TASK DETAILS:
Begin with the first line below and retype each line exactly through the line containing "3.92e-6, 8.4e-7, 1.2e-7];". Any pictures are to be left out.

* * * *

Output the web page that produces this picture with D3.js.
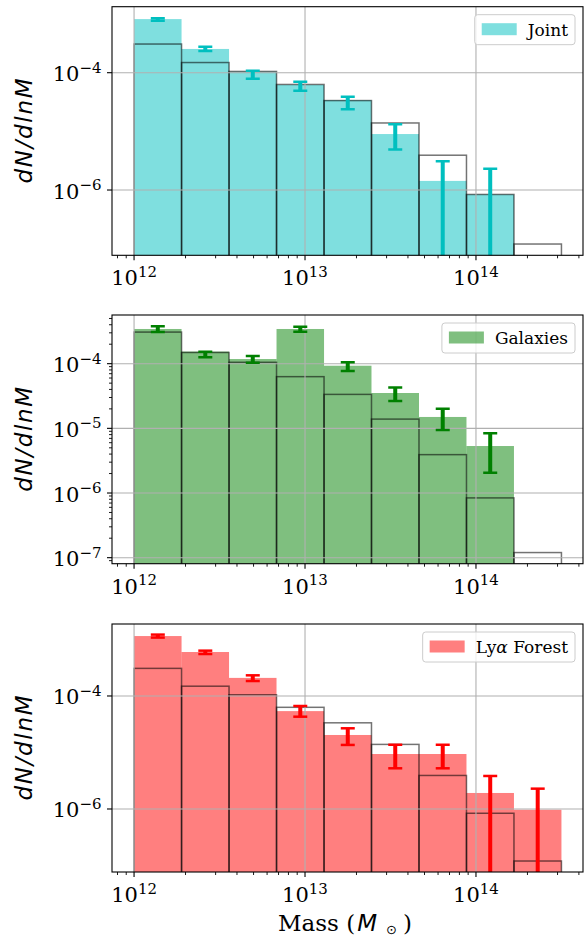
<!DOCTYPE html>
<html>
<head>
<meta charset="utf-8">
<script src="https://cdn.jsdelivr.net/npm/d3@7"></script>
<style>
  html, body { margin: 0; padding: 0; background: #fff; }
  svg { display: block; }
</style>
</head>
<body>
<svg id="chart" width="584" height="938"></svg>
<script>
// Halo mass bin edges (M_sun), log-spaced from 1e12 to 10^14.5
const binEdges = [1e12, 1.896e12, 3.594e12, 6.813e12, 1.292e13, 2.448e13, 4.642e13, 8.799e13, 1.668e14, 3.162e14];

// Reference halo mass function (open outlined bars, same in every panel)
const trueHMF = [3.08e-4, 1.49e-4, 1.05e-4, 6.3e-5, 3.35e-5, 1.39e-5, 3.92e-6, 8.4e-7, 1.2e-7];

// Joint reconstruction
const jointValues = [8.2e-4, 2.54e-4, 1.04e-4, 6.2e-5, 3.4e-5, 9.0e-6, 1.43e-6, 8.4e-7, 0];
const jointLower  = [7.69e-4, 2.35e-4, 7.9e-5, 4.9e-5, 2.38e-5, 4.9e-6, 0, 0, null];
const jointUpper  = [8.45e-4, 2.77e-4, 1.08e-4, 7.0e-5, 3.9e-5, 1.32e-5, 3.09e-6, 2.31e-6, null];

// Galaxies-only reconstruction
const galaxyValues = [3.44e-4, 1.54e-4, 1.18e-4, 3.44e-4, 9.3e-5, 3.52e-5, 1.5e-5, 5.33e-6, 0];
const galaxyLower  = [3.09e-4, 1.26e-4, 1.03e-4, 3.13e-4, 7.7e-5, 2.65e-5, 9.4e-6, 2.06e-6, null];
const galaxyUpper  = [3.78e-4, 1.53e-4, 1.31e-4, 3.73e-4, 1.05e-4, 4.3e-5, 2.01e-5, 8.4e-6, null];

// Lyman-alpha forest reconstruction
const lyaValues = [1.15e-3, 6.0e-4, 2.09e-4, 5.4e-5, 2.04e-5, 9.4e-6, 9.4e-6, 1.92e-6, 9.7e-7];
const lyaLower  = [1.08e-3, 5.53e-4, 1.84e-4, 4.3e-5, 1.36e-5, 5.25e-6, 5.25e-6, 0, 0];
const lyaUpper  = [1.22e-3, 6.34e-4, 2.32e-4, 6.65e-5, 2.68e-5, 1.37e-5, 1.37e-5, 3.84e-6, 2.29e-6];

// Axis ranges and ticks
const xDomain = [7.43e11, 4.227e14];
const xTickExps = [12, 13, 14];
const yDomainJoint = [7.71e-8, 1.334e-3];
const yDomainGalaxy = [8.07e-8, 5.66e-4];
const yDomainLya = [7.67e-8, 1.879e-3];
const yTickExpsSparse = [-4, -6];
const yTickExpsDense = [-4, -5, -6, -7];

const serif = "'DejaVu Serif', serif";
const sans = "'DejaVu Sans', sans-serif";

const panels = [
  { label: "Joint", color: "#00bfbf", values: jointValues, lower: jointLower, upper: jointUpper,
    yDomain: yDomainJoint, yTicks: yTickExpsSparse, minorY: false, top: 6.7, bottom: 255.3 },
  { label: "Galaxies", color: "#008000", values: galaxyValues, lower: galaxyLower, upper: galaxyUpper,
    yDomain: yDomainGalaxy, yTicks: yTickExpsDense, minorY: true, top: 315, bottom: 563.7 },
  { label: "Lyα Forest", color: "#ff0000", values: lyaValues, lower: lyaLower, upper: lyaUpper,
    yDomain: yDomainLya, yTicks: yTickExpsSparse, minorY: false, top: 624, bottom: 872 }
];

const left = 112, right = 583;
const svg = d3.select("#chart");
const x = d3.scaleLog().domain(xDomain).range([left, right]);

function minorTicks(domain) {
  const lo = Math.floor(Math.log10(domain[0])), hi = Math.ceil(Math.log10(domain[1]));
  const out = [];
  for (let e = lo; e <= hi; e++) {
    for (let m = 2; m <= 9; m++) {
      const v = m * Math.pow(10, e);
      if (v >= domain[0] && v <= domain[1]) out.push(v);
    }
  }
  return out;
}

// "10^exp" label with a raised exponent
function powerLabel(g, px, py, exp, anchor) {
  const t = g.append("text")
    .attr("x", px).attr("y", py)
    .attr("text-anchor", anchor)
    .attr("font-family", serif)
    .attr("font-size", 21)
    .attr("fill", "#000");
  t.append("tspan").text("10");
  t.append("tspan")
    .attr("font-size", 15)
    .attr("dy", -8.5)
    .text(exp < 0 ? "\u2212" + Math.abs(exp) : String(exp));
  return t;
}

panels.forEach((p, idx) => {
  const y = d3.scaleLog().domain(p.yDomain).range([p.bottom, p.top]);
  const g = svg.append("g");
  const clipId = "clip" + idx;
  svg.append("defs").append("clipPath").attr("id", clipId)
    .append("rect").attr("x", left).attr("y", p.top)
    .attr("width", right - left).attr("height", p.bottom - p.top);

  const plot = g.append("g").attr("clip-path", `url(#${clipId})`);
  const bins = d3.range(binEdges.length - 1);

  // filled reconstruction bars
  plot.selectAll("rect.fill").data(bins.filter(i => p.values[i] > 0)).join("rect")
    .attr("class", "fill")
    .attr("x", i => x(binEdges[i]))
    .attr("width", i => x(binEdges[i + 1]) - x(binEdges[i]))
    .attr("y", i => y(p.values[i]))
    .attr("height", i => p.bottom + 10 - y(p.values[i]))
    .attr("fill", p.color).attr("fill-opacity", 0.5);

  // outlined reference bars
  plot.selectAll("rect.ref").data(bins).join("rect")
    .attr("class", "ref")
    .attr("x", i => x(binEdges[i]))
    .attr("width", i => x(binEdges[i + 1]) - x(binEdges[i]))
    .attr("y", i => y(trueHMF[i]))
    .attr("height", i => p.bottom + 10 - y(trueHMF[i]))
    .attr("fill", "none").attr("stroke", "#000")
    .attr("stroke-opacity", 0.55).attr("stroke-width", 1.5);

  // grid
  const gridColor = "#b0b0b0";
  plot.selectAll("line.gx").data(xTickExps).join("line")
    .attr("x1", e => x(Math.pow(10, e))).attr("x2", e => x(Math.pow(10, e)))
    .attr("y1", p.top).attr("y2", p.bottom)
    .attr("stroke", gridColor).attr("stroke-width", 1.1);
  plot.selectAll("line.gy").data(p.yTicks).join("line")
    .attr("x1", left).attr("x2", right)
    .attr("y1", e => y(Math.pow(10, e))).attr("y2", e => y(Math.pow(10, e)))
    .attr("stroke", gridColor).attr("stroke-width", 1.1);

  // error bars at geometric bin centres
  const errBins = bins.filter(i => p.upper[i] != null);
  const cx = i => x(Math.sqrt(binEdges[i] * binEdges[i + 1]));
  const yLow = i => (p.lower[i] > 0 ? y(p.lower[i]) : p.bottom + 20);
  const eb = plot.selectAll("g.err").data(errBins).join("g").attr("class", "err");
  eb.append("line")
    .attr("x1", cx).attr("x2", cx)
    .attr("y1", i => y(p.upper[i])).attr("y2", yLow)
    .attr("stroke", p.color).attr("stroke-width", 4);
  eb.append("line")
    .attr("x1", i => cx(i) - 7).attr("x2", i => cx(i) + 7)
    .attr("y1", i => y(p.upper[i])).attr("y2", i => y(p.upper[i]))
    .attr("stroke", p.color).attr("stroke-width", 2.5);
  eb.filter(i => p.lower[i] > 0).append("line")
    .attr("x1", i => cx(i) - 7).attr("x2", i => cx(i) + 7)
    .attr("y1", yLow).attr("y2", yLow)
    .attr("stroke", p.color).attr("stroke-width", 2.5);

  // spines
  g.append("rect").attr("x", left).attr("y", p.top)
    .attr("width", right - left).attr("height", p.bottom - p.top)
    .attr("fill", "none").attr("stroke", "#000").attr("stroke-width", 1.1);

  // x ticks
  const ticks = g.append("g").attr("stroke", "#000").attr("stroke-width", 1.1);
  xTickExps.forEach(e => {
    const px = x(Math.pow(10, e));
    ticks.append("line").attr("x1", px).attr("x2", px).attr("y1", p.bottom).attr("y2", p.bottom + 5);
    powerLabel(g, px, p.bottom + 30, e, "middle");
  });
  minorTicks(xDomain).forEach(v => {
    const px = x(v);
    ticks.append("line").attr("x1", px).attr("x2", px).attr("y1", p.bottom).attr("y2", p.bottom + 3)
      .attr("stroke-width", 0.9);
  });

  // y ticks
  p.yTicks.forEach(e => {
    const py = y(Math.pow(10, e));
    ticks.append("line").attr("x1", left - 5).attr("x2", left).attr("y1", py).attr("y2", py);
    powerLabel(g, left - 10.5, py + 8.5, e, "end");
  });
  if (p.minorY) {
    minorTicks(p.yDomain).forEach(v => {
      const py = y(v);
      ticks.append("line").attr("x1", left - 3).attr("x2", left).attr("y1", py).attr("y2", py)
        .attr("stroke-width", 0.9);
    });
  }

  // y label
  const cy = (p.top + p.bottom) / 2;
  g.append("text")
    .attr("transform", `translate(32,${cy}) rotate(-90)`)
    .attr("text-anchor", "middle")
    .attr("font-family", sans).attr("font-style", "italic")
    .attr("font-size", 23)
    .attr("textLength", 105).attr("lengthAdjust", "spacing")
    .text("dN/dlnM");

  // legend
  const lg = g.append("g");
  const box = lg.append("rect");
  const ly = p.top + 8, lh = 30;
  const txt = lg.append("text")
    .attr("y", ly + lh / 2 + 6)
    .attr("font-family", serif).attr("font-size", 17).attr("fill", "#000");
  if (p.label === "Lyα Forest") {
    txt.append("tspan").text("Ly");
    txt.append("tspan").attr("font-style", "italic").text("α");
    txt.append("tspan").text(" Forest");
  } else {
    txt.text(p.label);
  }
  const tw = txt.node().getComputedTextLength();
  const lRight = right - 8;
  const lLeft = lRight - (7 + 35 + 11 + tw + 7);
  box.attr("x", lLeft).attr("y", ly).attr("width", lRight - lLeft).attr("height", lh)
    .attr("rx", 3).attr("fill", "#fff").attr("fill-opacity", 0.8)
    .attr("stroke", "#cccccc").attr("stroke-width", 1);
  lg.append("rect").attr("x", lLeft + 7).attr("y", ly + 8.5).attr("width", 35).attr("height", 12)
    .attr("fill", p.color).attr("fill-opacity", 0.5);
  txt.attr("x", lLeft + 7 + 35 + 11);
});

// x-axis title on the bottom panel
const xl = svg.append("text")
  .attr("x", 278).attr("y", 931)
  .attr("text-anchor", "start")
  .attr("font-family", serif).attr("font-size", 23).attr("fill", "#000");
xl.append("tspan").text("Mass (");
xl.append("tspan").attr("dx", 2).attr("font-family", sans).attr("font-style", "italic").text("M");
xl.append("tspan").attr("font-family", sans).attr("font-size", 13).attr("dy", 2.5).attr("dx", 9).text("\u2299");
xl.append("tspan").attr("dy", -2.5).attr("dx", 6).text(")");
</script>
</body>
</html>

* * * *

PROBLEM SOLUTION:
Output the web page that produces this picture with D3.js.
<!DOCTYPE html>
<html>
<head>
<meta charset="utf-8">
<script src="https://cdn.jsdelivr.net/npm/d3@7"></script>
<style>
  html, body { margin: 0; padding: 0; background: #fff; }
  svg { display: block; }
</style>
</head>
<body>
<svg id="chart" width="584" height="938"></svg>
<script>
// Halo mass bin edges (M_sun), log-spaced from 1e12 to 10^14.5
const binEdges = [1e12, 1.896e12, 3.594e12, 6.813e12, 1.292e13, 2.448e13, 4.642e13, 8.799e13, 1.668e14, 3.162e14];

// Reference halo mass function (open outlined bars, same in every panel)
const trueHMF = [3.08e-4, 1.49e-4, 1.05e-4, 6.3e-5, 3.35e-5, 1.39e-5, 3.92e-6, 8.4e-7, 1.2e-7];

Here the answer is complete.